Back in October, Rhianna inked a lucrative $25 million partnership deal with Samsung. As part of her partnership, Rihanna offered a promo code for fans to download Anti for free from Jay Z’s Tidal streaming service. As a result, the album was downloaded 1.4 million times in 14 hours, according to Grace Kim, Tidal’s director of Marketing (speaking with Spin). But, as Pietroluongo explains, Billboard has a “well documented policy of not counting free albums towards the charts.”
Quote:
Pietroluongo says the discrepancy between the two organizations isn’t hard to understand once you look into the details. “Billboard and the RIAA don’t always coincide with how they count things,” Pietroluongo says. “[RIAA’s] platinum albums have always operated under their own sort of rules,” citing RIAA’s odd system of counting the sale of one double album as two album sales as an example.
Pietroluongo confirms Billboard and Tidal discussed different ways promotion for the album could work under Billboard’s current policy.

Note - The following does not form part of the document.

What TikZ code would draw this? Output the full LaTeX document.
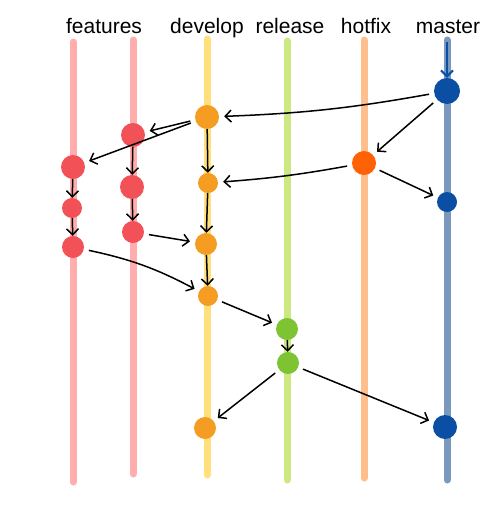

In relation to Anti‘s chart position, Kim stated Rihanna and Tidal “would’ve loved to have it count” on the charts, “but ultimately it became about giving music directly to the fans.”
If giving music to the fans was the priority then why did it take so long to release?
Clearly states there's a distinction between RIAA rules and billboard rules and unfortunately for you, billboard doesn't certify albums, the RIAA does.